======== DATA SHOWN ========

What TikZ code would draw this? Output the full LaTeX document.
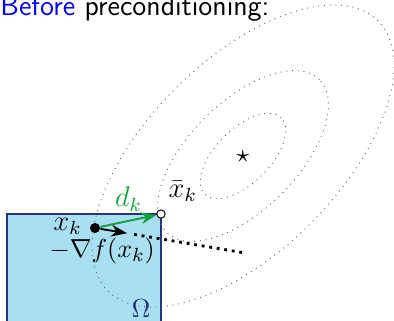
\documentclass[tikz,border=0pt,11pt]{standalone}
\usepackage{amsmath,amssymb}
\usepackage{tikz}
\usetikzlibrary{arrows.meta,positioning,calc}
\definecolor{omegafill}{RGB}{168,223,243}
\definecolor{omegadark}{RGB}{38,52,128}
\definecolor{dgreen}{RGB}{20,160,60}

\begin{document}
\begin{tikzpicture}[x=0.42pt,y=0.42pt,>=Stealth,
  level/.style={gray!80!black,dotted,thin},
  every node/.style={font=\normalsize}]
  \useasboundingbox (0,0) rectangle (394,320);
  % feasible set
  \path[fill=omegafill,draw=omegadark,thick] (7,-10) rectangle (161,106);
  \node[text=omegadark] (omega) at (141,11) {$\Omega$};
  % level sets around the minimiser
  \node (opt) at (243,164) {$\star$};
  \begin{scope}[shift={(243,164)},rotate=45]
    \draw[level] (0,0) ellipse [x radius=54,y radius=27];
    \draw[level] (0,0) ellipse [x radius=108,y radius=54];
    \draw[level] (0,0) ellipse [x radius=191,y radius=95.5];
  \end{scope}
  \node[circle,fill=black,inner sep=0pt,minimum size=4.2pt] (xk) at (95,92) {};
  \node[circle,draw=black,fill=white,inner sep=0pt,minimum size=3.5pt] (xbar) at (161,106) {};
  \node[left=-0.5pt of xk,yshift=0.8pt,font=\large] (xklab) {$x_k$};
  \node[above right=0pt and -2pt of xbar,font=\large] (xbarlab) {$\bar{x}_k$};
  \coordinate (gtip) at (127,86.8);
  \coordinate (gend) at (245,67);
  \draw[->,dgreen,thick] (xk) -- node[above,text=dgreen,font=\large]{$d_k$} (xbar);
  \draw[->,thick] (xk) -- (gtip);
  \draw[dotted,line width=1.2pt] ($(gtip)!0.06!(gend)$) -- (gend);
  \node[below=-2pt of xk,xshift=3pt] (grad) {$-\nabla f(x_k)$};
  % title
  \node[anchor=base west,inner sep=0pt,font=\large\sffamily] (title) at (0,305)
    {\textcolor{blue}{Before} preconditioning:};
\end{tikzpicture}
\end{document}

========

TASK PROMPT:
Reproduce the full listing faithfully, but do not carry over any pictures.

EXERCISE SOLUTION:
What TikZ code would draw this? Output the full LaTeX document.
\documentclass[tikz,border=0pt,11pt]{standalone}
\usepackage{amsmath,amssymb}
\usepackage{tikz}
\usetikzlibrary{arrows.meta,positioning,calc}
\definecolor{omegafill}{RGB}{168,223,243}
\definecolor{omegadark}{RGB}{38,52,128}
\definecolor{dgreen}{RGB}{20,160,60}

\begin{document}
\begin{tikzpicture}[x=0.42pt,y=0.42pt,>=Stealth,
  level/.style={gray!80!black,dotted,thin},
  every node/.style={font=\normalsize}]
  \useasboundingbox (0,0) rectangle (394,320);
  % feasible set
  \path[fill=omegafill,draw=omegadark,thick] (7,-10) rectangle (161,106);
  \node[text=omegadark] (omega) at (141,11) {$\Omega$};
  % level sets around the minimiser
  \node (opt) at (243,164) {$\star$};
  \begin{scope}[shift={(243,164)},rotate=45]
    \draw[level] (0,0) ellipse [x radius=54,y radius=27];
    \draw[level] (0,0) ellipse [x radius=108,y radius=54];
    \draw[level] (0,0) ellipse [x radius=191,y radius=95.5];
  \end{scope}
  \node[circle,fill=black,inner sep=0pt,minimum size=4.2pt] (xk) at (95,92) {};
  \node[circle,draw=black,fill=white,inner sep=0pt,minimum size=3.5pt] (xbar) at (161,106) {};
  \node[left=-0.5pt of xk,yshift=0.8pt,font=\large] (xklab) {$x_k$};
  \node[above right=0pt and -2pt of xbar,font=\large] (xbarlab) {$\bar{x}_k$};
  \coordinate (gtip) at (127,86.8);
  \coordinate (gend) at (245,67);
  \draw[->,dgreen,thick] (xk) -- node[above,text=dgreen,font=\large]{$d_k$} (xbar);
  \draw[->,thick] (xk) -- (gtip);
  \draw[dotted,line width=1.2pt] ($(gtip)!0.06!(gend)$) -- (gend);
  \node[below=-2pt of xk,xshift=3pt] (grad) {$-\nabla f(x_k)$};
  % title
  \node[anchor=base west,inner sep=0pt,font=\large\sffamily] (title) at (0,305)
    {\textcolor{blue}{Before} preconditioning:};
\end{tikzpicture}
\end{document}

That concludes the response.